> **Exercise**
In the entries that follow, the first line to write out is the one containing "Reproduce this chart with matplotlib.", and the last is the one containing "# plotted position". Reproduce that stretch exactly, with nothing before or after it.

>> begin

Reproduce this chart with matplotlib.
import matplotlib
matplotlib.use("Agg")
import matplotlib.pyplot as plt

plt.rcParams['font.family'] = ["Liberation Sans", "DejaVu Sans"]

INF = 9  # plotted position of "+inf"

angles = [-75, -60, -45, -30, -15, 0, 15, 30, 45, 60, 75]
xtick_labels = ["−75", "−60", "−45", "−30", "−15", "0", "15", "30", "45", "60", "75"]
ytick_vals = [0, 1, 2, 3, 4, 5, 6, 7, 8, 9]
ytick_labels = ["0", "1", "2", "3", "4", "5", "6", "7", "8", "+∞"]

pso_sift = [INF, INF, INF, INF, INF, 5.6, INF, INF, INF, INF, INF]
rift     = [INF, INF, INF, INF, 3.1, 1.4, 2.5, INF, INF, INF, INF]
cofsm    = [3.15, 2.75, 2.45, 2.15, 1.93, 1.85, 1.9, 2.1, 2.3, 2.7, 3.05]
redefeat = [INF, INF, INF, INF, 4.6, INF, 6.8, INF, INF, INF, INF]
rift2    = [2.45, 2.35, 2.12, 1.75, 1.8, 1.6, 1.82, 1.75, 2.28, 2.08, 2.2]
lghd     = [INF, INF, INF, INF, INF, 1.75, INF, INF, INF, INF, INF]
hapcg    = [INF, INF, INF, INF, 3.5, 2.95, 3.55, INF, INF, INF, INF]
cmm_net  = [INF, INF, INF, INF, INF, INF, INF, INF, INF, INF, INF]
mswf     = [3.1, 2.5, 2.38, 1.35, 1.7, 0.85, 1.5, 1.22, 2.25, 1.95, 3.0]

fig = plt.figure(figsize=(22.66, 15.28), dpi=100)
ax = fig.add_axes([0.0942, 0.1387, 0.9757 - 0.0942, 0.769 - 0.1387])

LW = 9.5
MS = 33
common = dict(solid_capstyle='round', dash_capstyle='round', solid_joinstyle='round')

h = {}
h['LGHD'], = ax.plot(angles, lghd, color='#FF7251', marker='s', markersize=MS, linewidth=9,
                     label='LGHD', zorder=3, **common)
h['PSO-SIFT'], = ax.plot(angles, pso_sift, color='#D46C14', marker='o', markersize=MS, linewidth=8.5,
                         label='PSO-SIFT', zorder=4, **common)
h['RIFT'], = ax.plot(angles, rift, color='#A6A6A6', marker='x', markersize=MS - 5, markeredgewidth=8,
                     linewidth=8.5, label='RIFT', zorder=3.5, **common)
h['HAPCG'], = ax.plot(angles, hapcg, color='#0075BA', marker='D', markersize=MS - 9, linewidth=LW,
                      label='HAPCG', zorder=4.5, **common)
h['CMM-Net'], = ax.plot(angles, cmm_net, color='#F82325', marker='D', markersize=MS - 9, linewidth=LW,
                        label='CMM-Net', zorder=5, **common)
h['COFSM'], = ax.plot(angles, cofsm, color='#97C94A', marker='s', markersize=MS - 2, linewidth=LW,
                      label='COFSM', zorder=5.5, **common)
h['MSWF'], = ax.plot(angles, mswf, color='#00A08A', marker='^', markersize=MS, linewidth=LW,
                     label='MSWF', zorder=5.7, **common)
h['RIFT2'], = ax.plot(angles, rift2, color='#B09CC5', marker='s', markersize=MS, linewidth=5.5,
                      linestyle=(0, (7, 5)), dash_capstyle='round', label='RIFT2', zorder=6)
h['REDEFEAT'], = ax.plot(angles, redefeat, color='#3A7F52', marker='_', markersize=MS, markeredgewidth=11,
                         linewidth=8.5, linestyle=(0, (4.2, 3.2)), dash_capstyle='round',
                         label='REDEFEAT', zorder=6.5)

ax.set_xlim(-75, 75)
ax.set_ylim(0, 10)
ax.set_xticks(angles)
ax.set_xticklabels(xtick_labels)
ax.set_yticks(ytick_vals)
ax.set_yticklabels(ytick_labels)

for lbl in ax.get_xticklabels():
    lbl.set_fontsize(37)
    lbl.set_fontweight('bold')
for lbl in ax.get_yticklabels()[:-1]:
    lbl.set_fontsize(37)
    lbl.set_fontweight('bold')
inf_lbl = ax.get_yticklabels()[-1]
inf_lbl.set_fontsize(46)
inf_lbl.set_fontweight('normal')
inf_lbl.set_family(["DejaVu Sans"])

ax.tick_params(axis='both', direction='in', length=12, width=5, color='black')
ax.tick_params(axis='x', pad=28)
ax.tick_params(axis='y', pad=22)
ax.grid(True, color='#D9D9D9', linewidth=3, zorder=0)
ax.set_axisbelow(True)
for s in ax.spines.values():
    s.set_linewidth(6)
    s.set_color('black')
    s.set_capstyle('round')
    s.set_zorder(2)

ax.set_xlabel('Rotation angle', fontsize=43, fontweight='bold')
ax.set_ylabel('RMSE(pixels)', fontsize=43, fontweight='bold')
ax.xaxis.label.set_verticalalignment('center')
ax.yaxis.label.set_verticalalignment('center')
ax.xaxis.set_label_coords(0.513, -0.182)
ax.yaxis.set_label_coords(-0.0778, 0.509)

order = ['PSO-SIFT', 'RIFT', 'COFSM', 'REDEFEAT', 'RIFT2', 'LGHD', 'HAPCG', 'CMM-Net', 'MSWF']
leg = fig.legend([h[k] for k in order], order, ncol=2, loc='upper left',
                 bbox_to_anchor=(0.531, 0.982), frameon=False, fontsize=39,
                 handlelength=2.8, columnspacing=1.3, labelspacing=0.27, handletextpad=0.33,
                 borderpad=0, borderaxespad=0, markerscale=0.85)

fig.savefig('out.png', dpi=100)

>> end
>> begin

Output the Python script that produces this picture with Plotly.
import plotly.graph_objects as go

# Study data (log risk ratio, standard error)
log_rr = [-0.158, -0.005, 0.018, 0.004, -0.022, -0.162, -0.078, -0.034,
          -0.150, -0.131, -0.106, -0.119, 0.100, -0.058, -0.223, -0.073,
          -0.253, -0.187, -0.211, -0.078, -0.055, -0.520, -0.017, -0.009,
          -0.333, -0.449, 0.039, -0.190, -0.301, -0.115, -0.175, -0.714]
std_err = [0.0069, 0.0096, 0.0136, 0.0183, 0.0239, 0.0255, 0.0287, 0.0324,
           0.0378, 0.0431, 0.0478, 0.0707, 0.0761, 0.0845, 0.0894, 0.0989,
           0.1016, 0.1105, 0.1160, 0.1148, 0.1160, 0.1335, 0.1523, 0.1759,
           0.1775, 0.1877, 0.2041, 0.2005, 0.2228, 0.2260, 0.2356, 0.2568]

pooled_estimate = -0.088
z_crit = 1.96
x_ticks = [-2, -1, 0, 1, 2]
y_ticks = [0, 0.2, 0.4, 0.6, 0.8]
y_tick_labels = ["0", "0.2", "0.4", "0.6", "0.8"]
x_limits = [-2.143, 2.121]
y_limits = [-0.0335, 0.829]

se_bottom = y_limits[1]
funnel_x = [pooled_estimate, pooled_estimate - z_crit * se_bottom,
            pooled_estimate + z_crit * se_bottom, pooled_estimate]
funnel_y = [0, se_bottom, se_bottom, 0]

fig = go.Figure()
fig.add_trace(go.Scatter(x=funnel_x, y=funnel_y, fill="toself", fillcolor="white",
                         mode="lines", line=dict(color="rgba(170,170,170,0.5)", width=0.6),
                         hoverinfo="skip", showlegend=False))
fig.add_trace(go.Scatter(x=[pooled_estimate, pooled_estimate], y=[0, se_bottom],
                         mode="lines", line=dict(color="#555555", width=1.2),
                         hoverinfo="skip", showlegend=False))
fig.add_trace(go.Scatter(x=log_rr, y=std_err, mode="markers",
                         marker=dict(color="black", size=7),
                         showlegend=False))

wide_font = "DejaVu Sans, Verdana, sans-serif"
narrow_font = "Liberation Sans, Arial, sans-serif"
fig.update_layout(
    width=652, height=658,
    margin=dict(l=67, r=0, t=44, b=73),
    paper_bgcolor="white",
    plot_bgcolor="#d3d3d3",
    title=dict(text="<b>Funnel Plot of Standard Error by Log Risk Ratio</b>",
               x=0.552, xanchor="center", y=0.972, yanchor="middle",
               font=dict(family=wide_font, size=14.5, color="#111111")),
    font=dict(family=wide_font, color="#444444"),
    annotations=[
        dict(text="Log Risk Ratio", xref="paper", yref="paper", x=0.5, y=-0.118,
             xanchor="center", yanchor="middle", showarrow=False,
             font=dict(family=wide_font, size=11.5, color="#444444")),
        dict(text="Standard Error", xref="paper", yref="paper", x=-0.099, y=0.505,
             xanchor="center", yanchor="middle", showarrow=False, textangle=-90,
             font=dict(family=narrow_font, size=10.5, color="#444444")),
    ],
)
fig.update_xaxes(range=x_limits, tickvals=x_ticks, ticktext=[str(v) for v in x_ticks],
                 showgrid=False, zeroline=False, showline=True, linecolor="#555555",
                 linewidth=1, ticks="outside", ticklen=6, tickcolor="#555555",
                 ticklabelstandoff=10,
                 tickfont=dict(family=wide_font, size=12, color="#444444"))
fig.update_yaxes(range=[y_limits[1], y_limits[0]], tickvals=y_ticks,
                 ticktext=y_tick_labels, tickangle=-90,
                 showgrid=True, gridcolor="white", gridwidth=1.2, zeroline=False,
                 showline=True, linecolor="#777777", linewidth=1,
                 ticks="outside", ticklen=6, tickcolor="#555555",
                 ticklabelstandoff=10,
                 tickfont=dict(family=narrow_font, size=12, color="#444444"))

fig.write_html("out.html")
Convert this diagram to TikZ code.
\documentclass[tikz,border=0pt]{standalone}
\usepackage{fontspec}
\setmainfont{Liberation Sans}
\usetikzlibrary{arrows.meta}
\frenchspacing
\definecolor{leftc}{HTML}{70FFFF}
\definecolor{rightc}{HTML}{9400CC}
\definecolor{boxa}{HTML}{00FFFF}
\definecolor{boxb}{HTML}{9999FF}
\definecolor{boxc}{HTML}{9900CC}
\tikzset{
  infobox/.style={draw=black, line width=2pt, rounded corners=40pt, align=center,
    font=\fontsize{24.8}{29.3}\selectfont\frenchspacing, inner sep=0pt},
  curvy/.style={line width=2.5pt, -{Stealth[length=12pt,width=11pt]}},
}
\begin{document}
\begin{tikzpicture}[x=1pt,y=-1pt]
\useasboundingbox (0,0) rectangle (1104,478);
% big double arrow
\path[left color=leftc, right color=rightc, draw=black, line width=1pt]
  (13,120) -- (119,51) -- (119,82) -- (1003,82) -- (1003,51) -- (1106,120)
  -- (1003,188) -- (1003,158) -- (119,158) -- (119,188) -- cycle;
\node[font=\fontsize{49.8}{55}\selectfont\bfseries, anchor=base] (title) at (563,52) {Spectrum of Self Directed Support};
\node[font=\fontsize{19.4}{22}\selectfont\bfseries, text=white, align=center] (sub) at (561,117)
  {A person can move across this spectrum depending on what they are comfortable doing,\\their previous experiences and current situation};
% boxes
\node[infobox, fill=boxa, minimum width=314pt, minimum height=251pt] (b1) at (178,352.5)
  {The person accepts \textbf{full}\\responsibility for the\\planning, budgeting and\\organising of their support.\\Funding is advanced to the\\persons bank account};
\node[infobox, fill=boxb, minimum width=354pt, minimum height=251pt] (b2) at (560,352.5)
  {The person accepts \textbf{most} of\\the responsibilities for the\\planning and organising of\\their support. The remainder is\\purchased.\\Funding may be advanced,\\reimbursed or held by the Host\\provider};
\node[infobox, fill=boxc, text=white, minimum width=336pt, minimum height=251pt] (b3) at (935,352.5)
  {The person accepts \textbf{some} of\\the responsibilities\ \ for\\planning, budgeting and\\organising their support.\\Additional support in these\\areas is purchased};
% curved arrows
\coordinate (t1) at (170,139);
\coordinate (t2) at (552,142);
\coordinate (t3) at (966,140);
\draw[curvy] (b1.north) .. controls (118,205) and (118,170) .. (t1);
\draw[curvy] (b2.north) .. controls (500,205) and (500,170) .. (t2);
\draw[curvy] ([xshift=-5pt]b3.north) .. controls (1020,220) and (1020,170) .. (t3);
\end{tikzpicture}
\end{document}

>> end

> **Final result**
Reproduce this chart with matplotlib.
import matplotlib
matplotlib.use("Agg")
import matplotlib.pyplot as plt

plt.rcParams['font.family'] = ["Liberation Sans", "DejaVu Sans"]

INF = 9  # plotted position of "+inf"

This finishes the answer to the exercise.